▶ Problem to solve
Include the line containing "channels = list(range(1, 15))" and all lines before it, repeated exactly from the listing below, without pictures.
## BEGIN
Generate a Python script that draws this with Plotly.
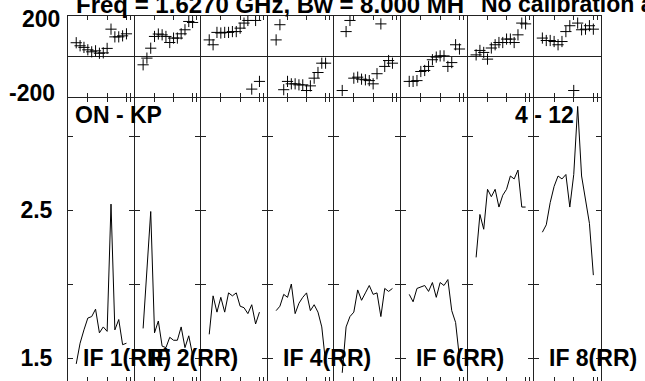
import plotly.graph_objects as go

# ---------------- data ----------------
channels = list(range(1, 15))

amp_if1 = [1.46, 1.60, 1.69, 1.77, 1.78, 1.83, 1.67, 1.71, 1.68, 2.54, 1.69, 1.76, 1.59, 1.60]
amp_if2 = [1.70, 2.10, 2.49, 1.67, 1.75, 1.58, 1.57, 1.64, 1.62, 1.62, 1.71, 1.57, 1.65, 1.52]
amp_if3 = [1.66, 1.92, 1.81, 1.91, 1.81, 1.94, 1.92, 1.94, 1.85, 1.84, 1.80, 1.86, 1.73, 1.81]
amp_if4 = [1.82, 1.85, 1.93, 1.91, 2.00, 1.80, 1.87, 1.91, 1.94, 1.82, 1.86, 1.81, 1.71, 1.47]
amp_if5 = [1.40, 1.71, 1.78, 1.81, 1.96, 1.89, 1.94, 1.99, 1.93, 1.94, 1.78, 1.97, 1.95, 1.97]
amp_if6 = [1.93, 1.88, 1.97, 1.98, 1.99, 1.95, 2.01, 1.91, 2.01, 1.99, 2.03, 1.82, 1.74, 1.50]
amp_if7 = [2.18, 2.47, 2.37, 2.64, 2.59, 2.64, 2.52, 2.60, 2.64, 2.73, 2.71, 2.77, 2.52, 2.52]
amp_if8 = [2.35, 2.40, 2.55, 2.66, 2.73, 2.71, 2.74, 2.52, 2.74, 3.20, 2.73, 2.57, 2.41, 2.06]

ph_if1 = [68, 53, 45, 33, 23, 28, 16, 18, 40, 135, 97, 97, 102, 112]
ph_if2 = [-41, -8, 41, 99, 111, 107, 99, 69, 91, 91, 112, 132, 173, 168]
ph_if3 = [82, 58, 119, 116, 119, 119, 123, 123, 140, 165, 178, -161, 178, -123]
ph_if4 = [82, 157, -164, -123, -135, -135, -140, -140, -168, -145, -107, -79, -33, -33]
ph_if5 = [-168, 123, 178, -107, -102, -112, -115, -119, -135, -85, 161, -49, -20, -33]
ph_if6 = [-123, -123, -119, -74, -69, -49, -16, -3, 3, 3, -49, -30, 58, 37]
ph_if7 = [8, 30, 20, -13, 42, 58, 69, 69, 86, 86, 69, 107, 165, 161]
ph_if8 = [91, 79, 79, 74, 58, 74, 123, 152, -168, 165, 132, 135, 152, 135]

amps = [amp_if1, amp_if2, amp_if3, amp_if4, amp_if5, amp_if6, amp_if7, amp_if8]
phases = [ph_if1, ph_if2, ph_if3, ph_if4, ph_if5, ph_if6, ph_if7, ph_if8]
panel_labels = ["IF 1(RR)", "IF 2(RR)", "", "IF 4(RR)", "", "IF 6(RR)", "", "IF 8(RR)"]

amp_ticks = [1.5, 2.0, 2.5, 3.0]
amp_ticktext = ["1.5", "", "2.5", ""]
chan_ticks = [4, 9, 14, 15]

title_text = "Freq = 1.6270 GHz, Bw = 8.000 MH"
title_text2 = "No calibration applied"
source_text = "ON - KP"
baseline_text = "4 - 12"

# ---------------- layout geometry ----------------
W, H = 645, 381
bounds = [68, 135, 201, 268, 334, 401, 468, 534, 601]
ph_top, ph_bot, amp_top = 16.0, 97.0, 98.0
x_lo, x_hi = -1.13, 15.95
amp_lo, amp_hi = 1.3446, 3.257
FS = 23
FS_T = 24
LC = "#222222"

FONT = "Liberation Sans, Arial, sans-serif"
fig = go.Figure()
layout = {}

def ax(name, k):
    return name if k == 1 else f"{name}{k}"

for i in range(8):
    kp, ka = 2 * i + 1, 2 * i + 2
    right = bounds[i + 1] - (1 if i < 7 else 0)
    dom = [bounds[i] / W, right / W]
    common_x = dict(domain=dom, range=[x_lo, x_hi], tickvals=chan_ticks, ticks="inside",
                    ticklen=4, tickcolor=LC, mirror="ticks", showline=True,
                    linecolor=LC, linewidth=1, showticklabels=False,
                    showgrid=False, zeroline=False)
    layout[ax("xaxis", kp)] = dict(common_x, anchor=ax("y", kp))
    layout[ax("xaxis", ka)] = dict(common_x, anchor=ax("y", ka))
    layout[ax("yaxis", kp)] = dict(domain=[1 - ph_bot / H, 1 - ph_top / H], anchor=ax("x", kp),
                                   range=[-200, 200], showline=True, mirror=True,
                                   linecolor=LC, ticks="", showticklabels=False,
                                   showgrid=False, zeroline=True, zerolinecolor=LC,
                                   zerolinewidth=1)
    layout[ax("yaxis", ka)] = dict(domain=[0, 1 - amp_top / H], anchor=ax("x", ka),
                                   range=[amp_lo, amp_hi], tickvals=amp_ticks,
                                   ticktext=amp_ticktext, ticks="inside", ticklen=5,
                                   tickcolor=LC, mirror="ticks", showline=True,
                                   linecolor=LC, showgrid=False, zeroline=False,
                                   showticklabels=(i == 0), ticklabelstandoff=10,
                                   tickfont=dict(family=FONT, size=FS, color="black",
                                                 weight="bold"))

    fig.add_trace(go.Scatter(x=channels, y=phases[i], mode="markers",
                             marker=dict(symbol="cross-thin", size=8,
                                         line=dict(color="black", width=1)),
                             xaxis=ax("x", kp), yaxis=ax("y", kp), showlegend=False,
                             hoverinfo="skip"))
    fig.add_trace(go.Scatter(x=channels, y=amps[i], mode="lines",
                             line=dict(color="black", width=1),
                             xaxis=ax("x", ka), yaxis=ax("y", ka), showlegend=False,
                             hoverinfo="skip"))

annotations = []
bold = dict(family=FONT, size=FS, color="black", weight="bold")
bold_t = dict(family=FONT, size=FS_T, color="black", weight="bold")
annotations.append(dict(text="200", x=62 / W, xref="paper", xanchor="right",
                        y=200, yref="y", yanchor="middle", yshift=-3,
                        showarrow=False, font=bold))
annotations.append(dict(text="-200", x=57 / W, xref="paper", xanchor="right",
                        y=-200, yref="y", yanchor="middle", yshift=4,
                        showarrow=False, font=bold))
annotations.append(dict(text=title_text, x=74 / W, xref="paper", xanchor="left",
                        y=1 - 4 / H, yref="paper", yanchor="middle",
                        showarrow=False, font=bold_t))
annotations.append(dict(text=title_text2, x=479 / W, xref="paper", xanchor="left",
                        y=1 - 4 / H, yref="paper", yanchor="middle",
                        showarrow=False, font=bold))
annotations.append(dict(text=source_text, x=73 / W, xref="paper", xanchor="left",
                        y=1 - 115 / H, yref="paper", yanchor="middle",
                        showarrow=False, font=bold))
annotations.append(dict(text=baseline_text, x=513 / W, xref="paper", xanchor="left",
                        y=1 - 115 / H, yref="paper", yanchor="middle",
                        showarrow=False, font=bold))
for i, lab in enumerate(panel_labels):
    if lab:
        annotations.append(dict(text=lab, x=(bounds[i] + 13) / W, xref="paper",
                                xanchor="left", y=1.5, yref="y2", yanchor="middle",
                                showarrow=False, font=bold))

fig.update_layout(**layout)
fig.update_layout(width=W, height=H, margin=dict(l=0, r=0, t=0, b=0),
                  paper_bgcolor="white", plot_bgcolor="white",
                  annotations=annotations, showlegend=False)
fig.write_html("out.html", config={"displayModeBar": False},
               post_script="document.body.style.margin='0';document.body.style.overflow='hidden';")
## END
▶ Worked solution
Generate a Python script that draws this with Plotly.
import plotly.graph_objects as go

# ---------------- data ----------------
channels = list(range(1, 15))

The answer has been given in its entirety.